= Hengameh Shahidi =

Hengameh Shahidi (هنگامه شهیدی; born 14 May 1975) is an Iranian journalist, political activist, and political prisoner currently serving a six-year sentence for "gathering and colluding with intent to harm state security" and "propaganda against the system".

Earlier in her career, Shahidi worked for Nowrooz newspaper before it was closed down, and was the candidate for the Sazandegi Party.

Shahidi is/was a PhD student at the School of Oriental and African Studies in the United Kingdom. She returned to Iran for the 2009 presidential election and acted as an adviser on women's issues to presidential candidate Mehdi Karroubi, whose party (National Trust Party (Iran)|National Trust party), she was a member of.

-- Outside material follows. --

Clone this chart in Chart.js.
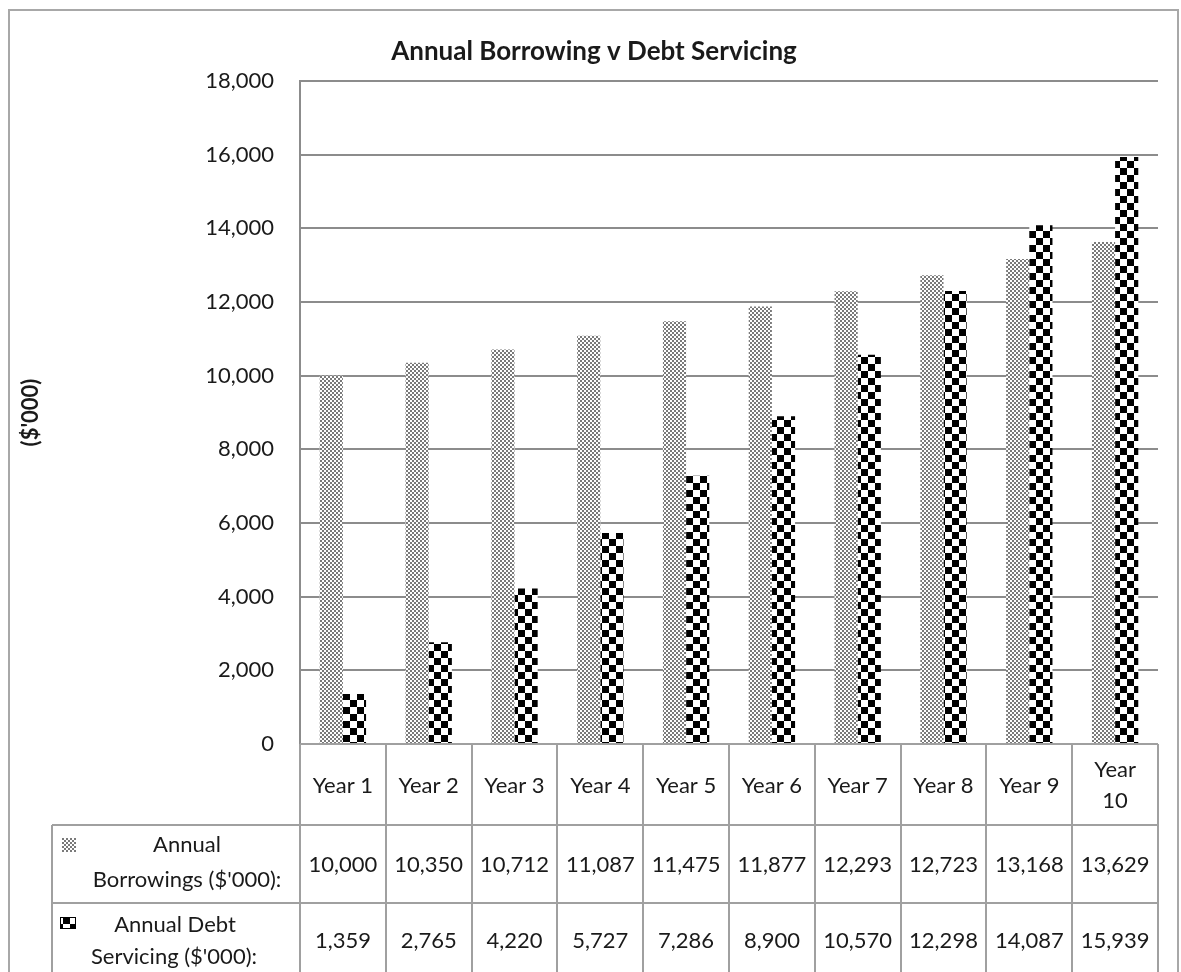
<!DOCTYPE html>
<html>
<head>
<meta charset="utf-8">
<script src="https://cdn.jsdelivr.net/npm/chart.js@4"></script>
<style>
  body { margin: 0; background: #fff; }
  canvas { display: block; }
</style>
</head>
<body>
<canvas id="myChart" width="1181" height="972"></canvas>
<script>
// data
let categories = ['Year 1', 'Year 2', 'Year 3', 'Year 4', 'Year 5', 'Year 6', 'Year 7', 'Year 8', 'Year 9', ['Year', '10']];
let borrowings = [10000, 10350, 10712, 11087, 11475, 11877, 12293, 12723, 13168, 13629];
let debtServicing = [1359, 2765, 4220, 5727, 7286, 8900, 10570, 12298, 14087, 15939];
let seriesNames = [['Annual', "Borrowings ($'000):"], ['Annual Debt', "Servicing ($'000):"]];
let yTicks = [0, 2000, 4000, 6000, 8000, 10000, 12000, 14000, 16000, 18000];
let chartTitle = 'Annual Borrowing v Debt Servicing';
let yTitle = "($'000)";

const FONT = 'Lato';
const lineGray = '#a0a0a0';
const textColor = '#1a1a1a';

// fill patterns like the old excel ones
function makeDots() {
    let tile = document.createElement('canvas');
    tile.width = 4; tile.height = 4;
    let t = tile.getContext('2d');
    t.fillStyle = '#fff';
    t.fillRect(0, 0, 4, 4);
    t.fillStyle = '#7a7a7a';
    t.fillRect(0, 0, 2, 2);
    t.fillRect(2, 2, 2, 2);
    return document.createElement('canvas').getContext('2d').createPattern(tile, 'repeat');
}
function makeChecker() {
    let tile = document.createElement('canvas');
    tile.width = 14; tile.height = 14;
    let t = tile.getContext('2d');
    t.fillStyle = '#fff';
    t.fillRect(0, 0, 14, 14);
    t.fillStyle = '#000';
    t.fillRect(0, 0, 7, 7);
    t.fillRect(7, 7, 7, 7);
    return document.createElement('canvas').getContext('2d').createPattern(tile, 'repeat');
}
let dots = makeDots();
let checker = makeChecker();

// title, outer frame and the data table under the plot
const tablePlugin = {
    id: 'tablePlugin',
    beforeDraw(chart) {
        let c = chart.ctx;
        c.save();
        c.fillStyle = '#fff';
        c.fillRect(0, 0, chart.width, chart.height);
        c.strokeStyle = '#a8a8a8';
        c.lineWidth = 2;
        c.strokeRect(9, 10, 1169, 1000);
        c.restore();
    },
    afterDraw(chart) {
        let c = chart.ctx;
        let area = chart.chartArea;
        let xs = chart.scales.x;
        let n = categories.length;
        let w = (area.right - area.left) / n;
        let row1 = area.bottom, row2 = 825, row3 = 903, bottom = chart.height + 5;
        let legendLeft = 52;

        c.save();
        // title
        c.fillStyle = textColor;
        c.font = 'bold 26px ' + FONT;
        c.textAlign = 'center';
        c.textBaseline = 'middle';
        c.fillText(chartTitle, 594, 52);

        // grid of the table
        c.strokeStyle = lineGray;
        c.lineWidth = 2;
        c.beginPath();
        c.moveTo(area.left, row1); c.lineTo(area.right, row1);
        c.moveTo(legendLeft, row2); c.lineTo(area.right, row2);
        c.moveTo(legendLeft, row3); c.lineTo(area.right, row3);
        c.moveTo(legendLeft, row2); c.lineTo(legendLeft, bottom);
        for (let i = 0; i <= n; i++) {
            let bx = Math.round(area.left + i * w);
            c.moveTo(bx, row1); c.lineTo(bx, bottom);
        }
        c.stroke();

        // header row and values
        c.font = '22px ' + FONT;
        c.fillStyle = textColor;
        categories.forEach((cat, i) => {
            let cx = xs.getPixelForValue(i);
            let lines = Array.isArray(cat) ? cat : [cat];
            let mid = (row1 + row2) / 2 + 1;
            lines.forEach((ln, k) => {
                c.fillText(ln, cx, mid + (k - (lines.length - 1) / 2) * 31);
            });
            c.fillText(borrowings[i].toLocaleString('en-US'), cx, (row2 + row3) / 2 + 1);
            c.fillText(debtServicing[i].toLocaleString('en-US'), cx, 941);
        });

        // legend cells
        c.fillText(seriesNames[0][0], 187, 845);
        c.fillText(seriesNames[0][1], 187, 880);
        c.fillText(seriesNames[1][0], 175, 925);
        c.fillText(seriesNames[1][1], 174, 957);

        c.fillStyle = dots;
        c.fillRect(62, 838, 14, 14);
        c.fillStyle = checker;
        c.fillRect(60, 917, 16, 12);
        c.strokeStyle = '#000';
        c.lineWidth = 1;
        c.strokeRect(60.5, 917.5, 15, 11);
        c.restore();
    }
};

var ctx = document.getElementById('myChart').getContext('2d');
var chart = new Chart(ctx, {
    type: 'bar',
    data: {
        labels: categories,
        datasets: [{
            label: seriesNames[0].join(' '),
            backgroundColor: dots,
            borderWidth: 0,
            data: borrowings
        }, {
            label: seriesNames[1].join(' '),
            backgroundColor: checker,
            borderWidth: 0,
            data: debtServicing
        }]
    },
    options: {
        responsive: false,
        animation: false,
        devicePixelRatio: 1,
        layout: { padding: { left: 0, right: 23, top: 81, bottom: 228 } },
        datasets: { bar: { categoryPercentage: 0.54, barPercentage: 1.0 } },
        plugins: {
            legend: { display: false },
            title: { display: false },
            tooltip: { enabled: false }
        },
        scales: {
            x: { display: false },
            y: {
                min: 0,
                max: 18000,
                afterFit: (scale) => { scale.width = 300; },
                afterBuildTicks: (scale) => { scale.ticks = yTicks.map(v => ({ value: v })); },
                ticks: {
                    padding: 26,
                    color: textColor,
                    font: { family: FONT, size: 22 },
                    callback: (v) => v.toLocaleString('en-US')
                },
                grid: { color: '#8c8c8c', lineWidth: 2, drawTicks: false },
                border: { color: '#8c8c8c', width: 2 },
                title: {
                    display: true,
                    text: yTitle,
                    color: textColor,
                    font: { family: FONT, size: 22, weight: 'bold' },
                    padding: { top: 18, bottom: 0 }
                }
            }
        }
    },
    plugins: [tablePlugin]
});
</script>
</body>
</html>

On 30 June, following the eruption of mass protests against the officially announced re-election of incumbent President Mahmoud Ahmadinejad, she was arrested. She was detained for over four months without charge during which time she states that she was tortured and otherwise ill-treated, threatened with execution, and subjected to a mock
execution. She also says that her interrogators threatened to arrest other members of her family. In November 2009 she was released on bail. Her trial began shortly thereafter.

In December she was convicted of "participation in illegal gatherings", "collusion to disrupt security", "propagating against the regime", "disruption in public order", and sentenced to six years and three months and one day in prison. Her sentence was upheld on appeal (although her conviction for "insulting the President" was overturned). After being allowed liberty during her appeal she was rearrested on 25 February 2010.

Hengameh Shahidi suffers from a heart condition, for which she requires regular medication. According to an unnamed source quoted by iranhumanrights.org 21 August 2010:

 "Hengameh has not been in a good physical health and is suffering from heart and stomach problems, back disc, nervous rheumatism, and also severe drop in blood pressure. Even though about six months ago a medical furlough was requested, up to now her request has not been granted. Continuation of this situation would seriously jeopardize her health because her condition requires hospitalization and treatment."